Date: February 19, 2025 (Wednesday)

Time: 4:30–6:30pm

Venue: CRT-4.36, 4/F., Run Run Shaw Tower, Centennial Campus, HKU

Speaker: Professor Kenneth Pomeranz, Department of History, the University of Chicago

Respondent: Prof. Loretta Kim, Global and Area Studies, the University of Hong Kong

 

Abstract:

After the Panthay Rebellion in Yunnan (1856-73), the Guizhou Rebellion (1854-73), and French incursions in 1884-85, prospects for more thorough integration of the Southwest into a weakened Chinese state seemed slim.   Yet the next 50 years saw a sharp decline in ethnic violence in these provinces, and greater bureaucratic control of “native chieftains” (tusi). Valuable resources in ethnically mixed areas, especially mines, were exploited on an increasing scale,  and often helped fund provincial state-building projects, which were coopted by the Nationalists from the mid-1930s onward.

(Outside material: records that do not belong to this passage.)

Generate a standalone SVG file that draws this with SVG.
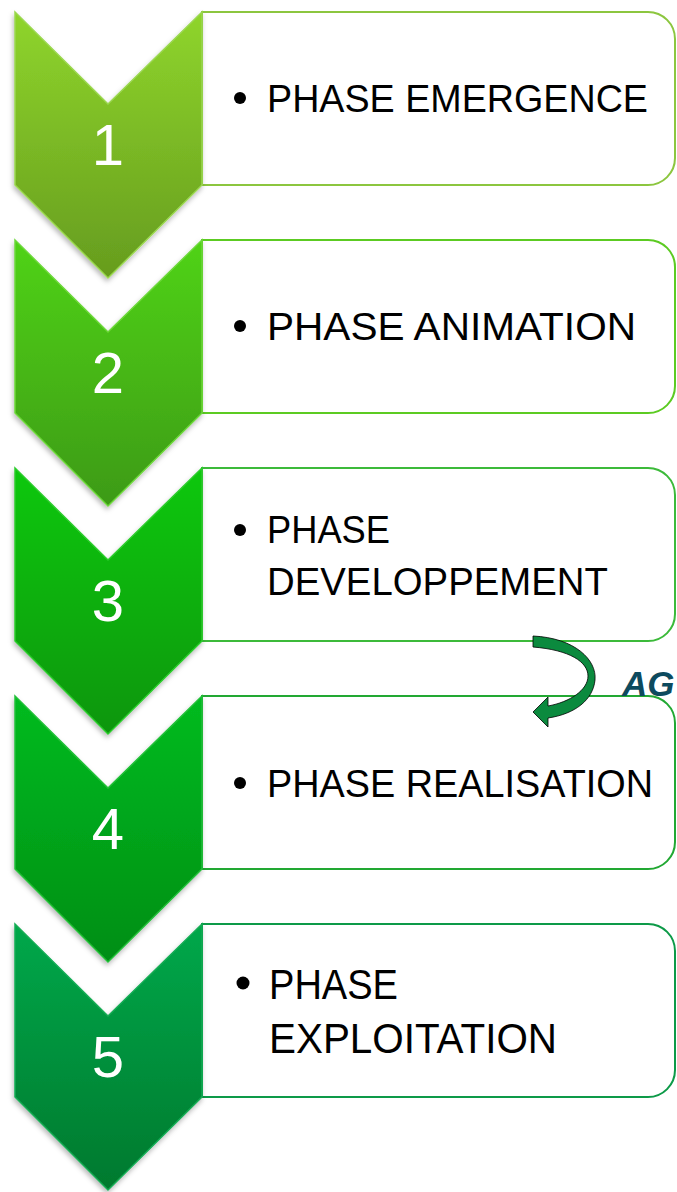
<svg xmlns="http://www.w3.org/2000/svg" width="677" height="1192" viewBox="0 0 677 1192">
<defs>
<linearGradient id="g1" x1="0" y1="0" x2="0" y2="1"><stop offset="0" stop-color="#8fd52c"/><stop offset="1" stop-color="#669c1e"/></linearGradient>
<linearGradient id="g2" x1="0" y1="0" x2="0" y2="1"><stop offset="0" stop-color="#50d314"/><stop offset="1" stop-color="#3d9a12"/></linearGradient>
<linearGradient id="g3" x1="0" y1="0" x2="0" y2="1"><stop offset="0" stop-color="#0fc80f"/><stop offset="1" stop-color="#089608"/></linearGradient>
<linearGradient id="g4" x1="0" y1="0" x2="0" y2="1"><stop offset="0" stop-color="#06bb20"/><stop offset="1" stop-color="#048e14"/></linearGradient>
<linearGradient id="g5" x1="0" y1="0" x2="0" y2="1"><stop offset="0" stop-color="#00a84a"/><stop offset="1" stop-color="#00792e"/></linearGradient>
<filter id="sh" x="-20%" y="-10%" width="140%" height="130%"><feDropShadow dx="-1" dy="3" stdDeviation="2.5" flood-color="#000" flood-opacity="0.28"/></filter>
<path id="chev" d="M15,12 L108,104 L202,12 L202,185 L108,278 L15,185 Z"/>
<path id="box" d="M202,12 H648 A27,27 0 0 1 675,39 V158 A27,27 0 0 1 648,185 H202 Z"/>
</defs>
<style>
.box{fill:#fff;stroke-width:2}
.num{font-family:"Liberation Sans",Arial,sans-serif;font-size:58px;fill:#fff;text-anchor:middle}
.lbl{font-family:"Liberation Sans",Arial,sans-serif;font-size:38px;fill:#000}
.lbl5{font-family:"Liberation Sans",Arial,sans-serif;font-size:42px;fill:#000}
.chev{filter:url(#sh);stroke-width:1.5}
</style>

<g id="node1">
<use href="#box" class="box" stroke="#8cc63f"/>
<use href="#chev" class="chev" fill="url(#g1)" stroke="#9bd850"/>
<text class="num" x="108" y="165">1</text>
<circle cx="240" cy="98" r="6"/>
<text class="lbl" x="267" y="112" textLength="381" lengthAdjust="spacingAndGlyphs">PHASE EMERGENCE</text>
</g>

<g id="node2" transform="translate(0,228)">
<use href="#box" class="box" stroke="#5ccb22"/>
<use href="#chev" class="chev" fill="url(#g2)" stroke="#6cd83a"/>
<text class="num" x="108" y="165">2</text>
<circle cx="240" cy="98" r="6"/>
<text class="lbl" x="267" y="112" textLength="369" lengthAdjust="spacingAndGlyphs">PHASE ANIMATION</text>
</g>

<g id="node3" transform="translate(0,456)">
<use href="#box" class="box" stroke="#3cba3a"/>
<use href="#chev" class="chev" fill="url(#g3)" stroke="#2ccc2c"/>
<text class="num" x="108" y="165">3</text>
<circle cx="240" cy="74" r="6"/>
<text class="lbl" x="267" y="87" textLength="123" lengthAdjust="spacingAndGlyphs">PHASE</text>
<text class="lbl" x="267" y="139" textLength="341" lengthAdjust="spacingAndGlyphs">DEVELOPPEMENT</text>
</g>

<g id="node4" transform="translate(0,684)">
<use href="#box" class="box" stroke="#22a833"/>
<use href="#chev" class="chev" fill="url(#g4)" stroke="#20c038"/>
<text class="num" x="108" y="165">4</text>
<circle cx="240" cy="99" r="6"/>
<text class="lbl" x="267" y="113" textLength="386" lengthAdjust="spacingAndGlyphs">PHASE REALISATION</text>
</g>

<g id="node5" transform="translate(0,912)">
<use href="#box" class="box" stroke="#0d9a48"/>
<use href="#chev" class="chev" fill="url(#g5)" stroke="#14ac54"/>
<text class="num" x="108" y="165">5</text>
<circle cx="243" cy="71" r="6.5"/>
<text class="lbl5" x="269" y="87" textLength="129" lengthAdjust="spacingAndGlyphs">PHASE</text>
<text class="lbl5" x="269" y="141" textLength="288" lengthAdjust="spacingAndGlyphs">EXPLOITATION</text>
</g>

<g id="connectors">
<path d="M533,636 C575,638 597,660 595,680 C593,700 575,714 548,718 L548,727 L533,712 L548,697 L548,706 C570,702 588,690 588,676 C588,662 570,650 533,647 Z" fill="#0b8a3e" stroke="#000" stroke-width="0.8"/>
<text x="622" y="696" font-family="Liberation Sans,Arial,sans-serif" font-size="35" font-weight="bold" font-style="italic" fill="#0d4a5e">AG</text>
</g>
</svg>
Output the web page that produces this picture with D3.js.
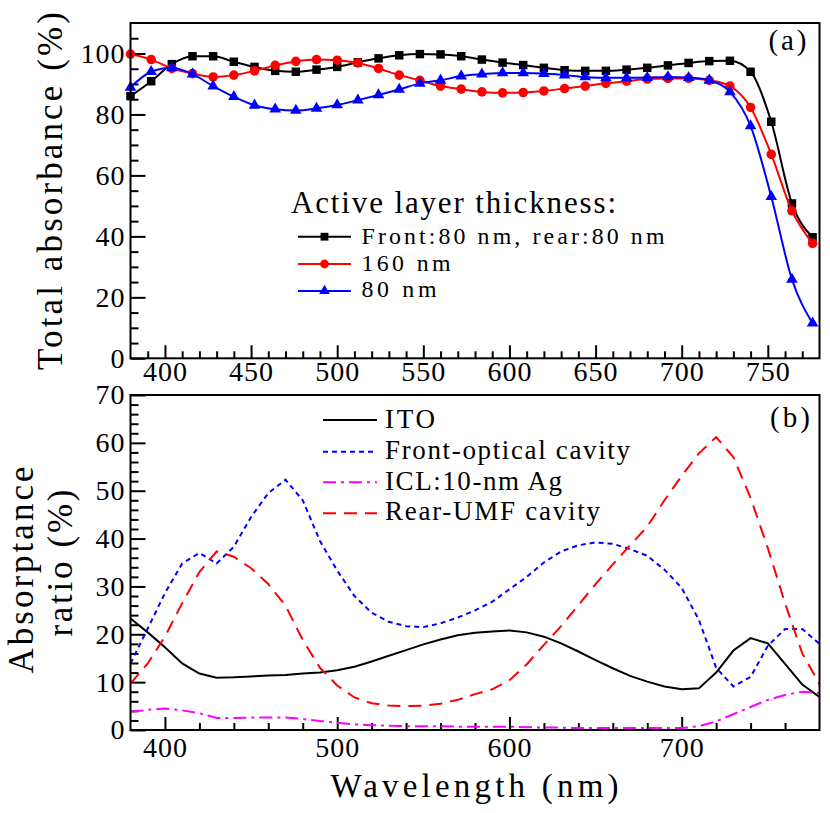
<!DOCTYPE html>
<html><head><meta charset="utf-8">
<script src="https://cdn.jsdelivr.net/npm/d3@7"></script>
<style>
body{margin:0;background:#fff}
svg text{font-family:"Liberation Serif","Times New Roman",serif;fill:#000}
</style>
</head><body>
<svg id="chart" width="830" height="813"></svg>
<script>
// ---------- Panel (a): total absorbance ----------
const markerWavelengths = [380,392,404,416,428,440,452,464,476,488,500,512,524,536,548,560,572,584,596,608,620,632,644,656,668,680,692,704,716,728,740,752,764,776];
const absFrontRear = [86.0,90.9,96.5,99.1,99.1,97.3,95.6,94.3,94.0,94.7,95.6,97.1,98.4,99.4,99.8,99.7,99.1,98.0,97.0,96.2,95.3,94.5,94.3,94.3,94.7,95.3,96.1,96.9,97.5,97.6,94.0,77.6,50.8,39.7];
const abs160 = [99.8,98.0,95.1,93.4,92.3,92.9,94.3,96.1,97.4,98.0,97.8,96.9,95.1,92.9,91.2,89.3,88.3,87.4,87.1,87.2,87.7,88.5,89.3,90.2,90.9,91.6,91.8,91.8,91.2,89.3,82.3,66.9,48.4,37.7];
const abs80 = [88.9,94.0,95.3,93.2,89.3,85.8,83.0,81.7,81.3,82.0,83.1,84.7,86.4,88.2,90.2,91.2,92.6,93.2,93.6,93.6,93.4,92.9,92.3,92.0,92.0,92.1,92.3,92.1,91.2,87.4,76.2,53.0,25.9,11.5];
const legendATitle = "Active layer thickness:";
const legendALabels = ["Front:80 nm, rear:80 nm","160 nm","80 nm"];
const topXTicks = [400,450,500,550,600,650,700,750];
const topYTicks = [0,20,40,60,80,100];

// ---------- Panel (b): absorptance ratio ----------
const ratioWavelengths = [380,390,400,410,420,430,440,450,460,470,480,490,500,510,520,530,540,550,560,570,580,590,600,610,620,630,640,650,660,670,680,690,700,710,720,730,740,750,760,770,780];
const ratioITO = [23.3,20.4,17.3,13.9,11.8,10.9,11.0,11.2,11.4,11.5,11.8,12.0,12.5,13.2,14.3,15.5,16.7,17.9,18.9,19.8,20.3,20.6,20.8,20.4,19.5,18.1,16.4,14.6,12.9,11.3,10.1,9.1,8.5,8.7,12.0,16.6,19.2,18.1,13.8,9.5,6.9];
const ratioFront = [13.9,21.2,28.6,34.8,37.0,34.8,38.3,44.5,49.5,52.3,48.0,39.5,33.3,28.0,24.5,22.6,21.7,21.5,22.3,23.5,25.0,26.8,29.4,32.0,35.0,37.3,38.6,39.2,38.9,37.8,36.4,33.5,29.7,23.0,13.0,9.1,11.1,17.6,21.1,21.1,18.0];
const ratioICL = [3.8,4.2,4.5,4.1,3.5,2.5,2.5,2.6,2.6,2.6,2.3,1.9,1.5,1.2,1.0,0.9,0.8,0.8,0.8,0.7,0.7,0.7,0.7,0.6,0.5,0.5,0.4,0.4,0.4,0.4,0.4,0.4,0.4,0.8,1.8,3.3,4.8,6.3,7.3,8.0,7.7];
const ratioRear = [9.7,13.9,19.5,26.5,33.0,37.3,36.2,33.8,30.5,26.0,18.8,13.0,9.3,6.8,5.6,5.1,5.0,5.1,5.5,6.3,7.5,8.5,10.4,13.7,17.8,21.7,26.1,30.5,34.6,38.6,42.5,48.0,53.1,57.8,61.2,57.0,48.5,38.0,26.5,16.0,9.6];
const legendBLabels = ["ITO","Front-optical cavity","ICL:10-nm Ag","Rear-UMF cavity"];
const bottomXTicks = [400,500,600,700];
const bottomYTicks = [0,10,20,30,40,50,60,70];

// ---------- layout ----------
const svg = d3.select("#chart");
const L = 130.5, R = 819.5;
const x = d3.scaleLinear().domain([380,780]).range([L,R]);
const yA = d3.scaleLinear().domain([0,110]).range([358.3,23]);
const yB = d3.scaleLinear().domain([0,70]).range([730,395]);

function addText(g, o){
  const t = g.append("text").text(o.text)
    .attr("font-size", o.size)
    .attr("text-anchor", o.anchor || "start");
  if (o.rotate){
    t.attr("transform", `translate(${o.x},${o.y}) rotate(-90)`);
  } else {
    t.attr("x", o.x).attr("y", o.y);
  }
  if (o.len) t.attr("textLength", o.len).attr("lengthAdjust","spacing");
  return t;
}

function styleAxis(g, fontSize){
  g.select(".domain").remove();
  g.selectAll("line").attr("stroke","#000").attr("stroke-width",2);
  g.selectAll("text").attr("font-size",fontSize).attr("font-family",'"Liberation Serif",serif')
   .attr("letter-spacing","1px").attr("fill","#000");
}

function axes(yScale, xMajor, xMinor, yMajor, yMinor, xPad){
  const y0 = yScale.range()[0];
  const gxm = svg.append("g").attr("transform",`translate(0,${y0})`)
    .call(d3.axisBottom(x).tickValues(xMinor).tickSize(-7).tickFormat(""));
  styleAxis(gxm, 28);
  const gx = svg.append("g").attr("transform",`translate(0,${y0})`)
    .call(d3.axisBottom(x).tickValues(xMajor).tickSize(-13).tickPadding(xPad).tickFormat(d3.format("d")));
  styleAxis(gx, 28);
  const gym = svg.append("g").attr("transform",`translate(${L},0)`)
    .call(d3.axisLeft(yScale).tickValues(yMinor).tickSize(-8).tickFormat(""));
  styleAxis(gym, 28);
  const gy = svg.append("g").attr("transform",`translate(${L},0)`)
    .call(d3.axisLeft(yScale).tickValues(yMajor).tickSize(-15).tickPadding(5).tickFormat(d3.format("d")));
  styleAxis(gy, 28);
}

// ---------- Panel (a) ----------
axes(yA, topXTicks,
  d3.range(390,780,10).filter(v => v % 50 !== 0),
  topYTicks,
  d3.range(5,110,5).filter(v => v % 20 !== 0), 3);

const seriesA = [
  {vals: absFrontRear, color:"#000000", sym:d3.symbolSquare, size:72},
  {vals: abs160, color:"#ff0000", sym:d3.symbolCircle, size:72},
  {vals: abs80, color:"#0000ff", sym:d3.symbolTriangle, size:58}
];
const lineA = d3.line().curve(d3.curveMonotoneX).x(d => x(d[0])).y(d => yA(d[1]));
seriesA.forEach(s => {
  const pts = markerWavelengths.map((w,i) => [w, s.vals[i]]);
  svg.append("path").datum(pts).attr("d", lineA)
    .attr("fill","none").attr("stroke",s.color).attr("stroke-width",2);
  svg.append("g").selectAll("path").data(pts).join("path")
    .attr("transform", d => `translate(${x(d[0])},${yA(d[1])})`)
    .attr("d", d3.symbol().type(s.sym).size(s.size)())
    .attr("fill", s.color);
});

// legend (a)
addText(svg, {text:legendATitle, x:291, y:213, size:31, len:325});
const legAY = [236.7, 264, 291];
const legABase = [244, 270.5, 297];
const legALen = [303, 89, 75];
seriesA.forEach((s,i) => {
  svg.append("line").attr("x1",298).attr("x2",351).attr("y1",legAY[i]).attr("y2",legAY[i])
    .attr("stroke",s.color).attr("stroke-width",2);
  svg.append("path").attr("transform",`translate(324.5,${legAY[i]})`)
    .attr("d", d3.symbol().type(s.sym).size(s.size*0.85)()).attr("fill",s.color);
  addText(svg, {text:legendALabels[i], x:361.5, y:legABase[i], size:23.9, len:legALen[i]});
});
addText(svg, {text:"(a)", x:768.5, y:49.5, size:29, len:38});

svg.append("rect").attr("x",L).attr("y",yA(110)).attr("width",R-L).attr("height",yA(0)-yA(110))
  .attr("fill","none").attr("stroke","#000").attr("stroke-width",2);

// ---------- Panel (b) ----------
axes(yB, bottomXTicks,
  d3.range(400,780,20).filter(v => v % 100 !== 0),
  bottomYTicks,
  d3.range(2,70,2).filter(v => v % 10 !== 0), 7);

const seriesB = [
  {vals: ratioITO, color:"#000000", dash:null},
  {vals: ratioFront, color:"#0000ff", dash:"5,4"},
  {vals: ratioICL, color:"#ff00ff", dash:"13,5,3,5"},
  {vals: ratioRear, color:"#ff0000", dash:"13,8"}
];
const lineB = d3.line().x(d => x(d[0])).y(d => yB(d[1]));
seriesB.forEach(s => {
  const pts = ratioWavelengths.map((w,i) => [w, s.vals[i]]);
  const p = svg.append("path").datum(pts).attr("d", lineB)
    .attr("fill","none").attr("stroke",s.color).attr("stroke-width",2);
  if (s.dash) p.attr("stroke-dasharray", s.dash);
});

const legBY = [420, 451.7, 482.3, 513.3];
const legBBase = [428.3, 459.3, 490, 520];
const legBLen = [50, 245, 177, 215];
seriesB.forEach((s,i) => {
  const ln = svg.append("line").attr("x1",323).attr("x2",377).attr("y1",legBY[i]).attr("y2",legBY[i])
    .attr("stroke",s.color).attr("stroke-width",2);
  if (s.dash) ln.attr("stroke-dasharray", s.dash);
  addText(svg, {text:legendBLabels[i], x:385, y:legBBase[i], size:27, len:legBLen[i]});
});
addText(svg, {text:"(b)", x:770, y:427, size:29, len:40});

svg.append("rect").attr("x",L).attr("y",yB(70)).attr("width",R-L).attr("height",yB(0)-yB(70))
  .attr("fill","none").attr("stroke","#000").attr("stroke-width",2);

// ---------- axis titles ----------
addText(svg, {text:"Total absorbance (%)", x:61.7, y:191, size:35, len:358, anchor:"middle", rotate:true});
addText(svg, {text:"Absorptance", x:33.3, y:570, size:35, len:207, anchor:"middle", rotate:true});
addText(svg, {text:"ratio (%)", x:71.7, y:563, size:35, len:147, anchor:"middle", rotate:true});
addText(svg, {text:"Wavelength (nm)", x:474.5, y:796.7, size:33, len:288, anchor:"middle"});
</script>
</body></html>
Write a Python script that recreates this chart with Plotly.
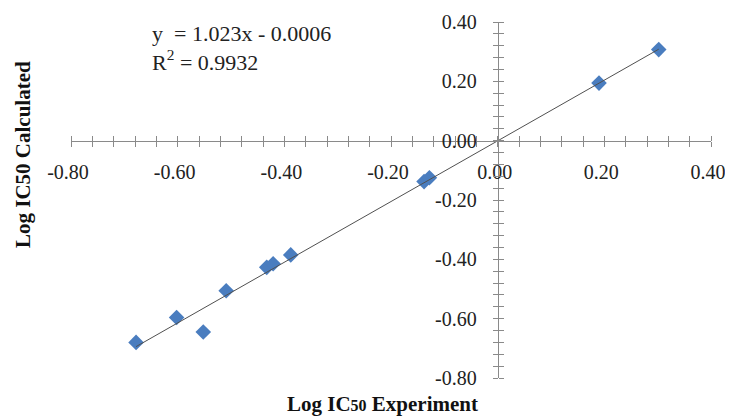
import plotly.graph_objects as go

# ---- data ----
exp_x = [-0.678, -0.602, -0.552, -0.509, -0.433, -0.421, -0.388, -0.138, -0.128, 0.190, 0.302]
calc_y = [-0.680, -0.596, -0.645, -0.506, -0.427, -0.415, -0.385, -0.138, -0.125, 0.194, 0.307]
slope = 1.023
intercept = -0.0006
r2 = 0.9932
tick_vals = [-0.8, -0.6, -0.4, -0.2, 0.0, 0.2, 0.4]
tick_text = ["-0.80", "-0.60", "-0.40", "-0.20", "0.00", "0.20", "0.40"]

AX = "#8a8a8a"
TICKFONT = dict(family="Liberation Serif", size=20, color="#222222")
W, H = 733, 416
OFF = 8  # page body margin
# plot area in screen pixels: x 71..711, y 22..378
ML = 71 - OFF
MT = 22 - OFF
MR = W - (711 - OFF)
MB = H - (378 - OFF)
rng = [-0.8, 0.4]
cross = (0 - rng[0]) / (rng[1] - rng[0])

tx = [min(exp_x), max(exp_x)]
ty = [slope * v + intercept for v in tx]

fig = go.Figure()
fig.add_trace(go.Scatter(x=tx, y=ty, mode="lines", xaxis="x2", yaxis="y2",
                         line=dict(color="#505050", width=1), hoverinfo="skip", showlegend=False))
fig.add_trace(go.Scatter(x=exp_x, y=calc_y, mode="markers", showlegend=False,
                         marker=dict(symbol="diamond", size=12, color="#4a7dbf",
                                     line=dict(width=0))))

minor_out = dict(tickmode="linear", tick0=-0.8, dtick=0.04, ticks="outside",
                 ticklen=5, tickcolor=AX, tickwidth=1)

common = dict(range=rng, showgrid=False, zeroline=False, automargin=False,
              tickcolor=AX, tickwidth=1, ticklen=5, fixedrange=True)

fig.update_layout(
    width=W, height=H,
    margin=dict(l=ML, r=MR, t=MT, b=MB),
    paper_bgcolor="white", plot_bgcolor="white",
    xaxis=dict(**common, domain=[0, 1], anchor="free", position=cross, side="bottom",
               showline=True, linecolor=AX, linewidth=1, ticks="outside",
               tickmode="array", tickvals=tick_vals, ticktext=tick_text,
               tickfont=TICKFONT, ticklabelstandoff=8, ticklabelshift=-3,
               minor=minor_out),
    xaxis2=dict(**common, overlaying="x", anchor="free", position=cross, side="top",
                showline=False, ticks="outside", showticklabels=False,
                tickmode="array", tickvals=tick_vals, minor=minor_out),
    yaxis=dict(**common, domain=[0, 1], anchor="free", position=cross, side="left",
               showline=True, linecolor=AX, linewidth=1, ticks="outside",
               tickmode="array", tickvals=tick_vals, ticktext=tick_text,
               tickfont=TICKFONT, ticklabelstandoff=12, minor=minor_out),
    yaxis2=dict(**common, overlaying="y", anchor="free", position=cross, side="right",
                showline=False, ticks="outside", showticklabels=False,
                tickmode="array", tickvals=tick_vals, minor=minor_out),
)

pw = W - ML - MR
ph = H - MT - MB

def px2paper_x(px):
    return (px - OFF - ML) / pw

def px2paper_y(py):
    return (H - MB - (py - OFF)) / ph

fig.add_annotation(
    text=f"y  = {slope}x - {abs(intercept)}<br>R<sup>2</sup> = {r2}",
    xref="paper", yref="paper", x=px2paper_x(150), y=px2paper_y(19),
    xanchor="left", yanchor="top", align="left", showarrow=False,
    font=dict(family="Liberation Serif", size=22, color="#222222"))

fig.add_annotation(
    text="<b>Log IC50 Calculated</b>", textangle=-90,
    xref="paper", yref="paper", x=px2paper_x(23), y=px2paper_y(155),
    xanchor="center", yanchor="middle", showarrow=False,
    font=dict(family="Liberation Serif", size=21, color="#111111"))

fig.add_annotation(
    text="<b>Log IC<span style='font-size:16px'>50</span> Experiment</b>",
    xref="paper", yref="paper", x=px2paper_x(382), y=px2paper_y(404),
    xanchor="center", yanchor="middle", showarrow=False,
    font=dict(family="Liberation Serif", size=21, color="#111111"))

fig.write_html("out.html")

This paper examines demographic, ideological, and political-economic roots of this development, as well as the inadvertent contributions of foreign powers to this consolidation. Comparisons with the Northwest will help pinpoint the particularities of the southwestern story.

 

Speaker’s Bio:

Professor Pomeranz is University Professor of Modern Chinese History and the College at the University of Chicago. He is the author of The Great Divergence: China, Europe and the Making of the Modern World Economy (Princeton, 2000), The Making of a Hinterland: State, Society and Economy in Inland North China, 1853–1937 (California, 1993), both of which won the American Historical Association's John K. Fairbank Prize. He is also the author of many other books, articles and edited collections. 


All are welcome. No registration is required.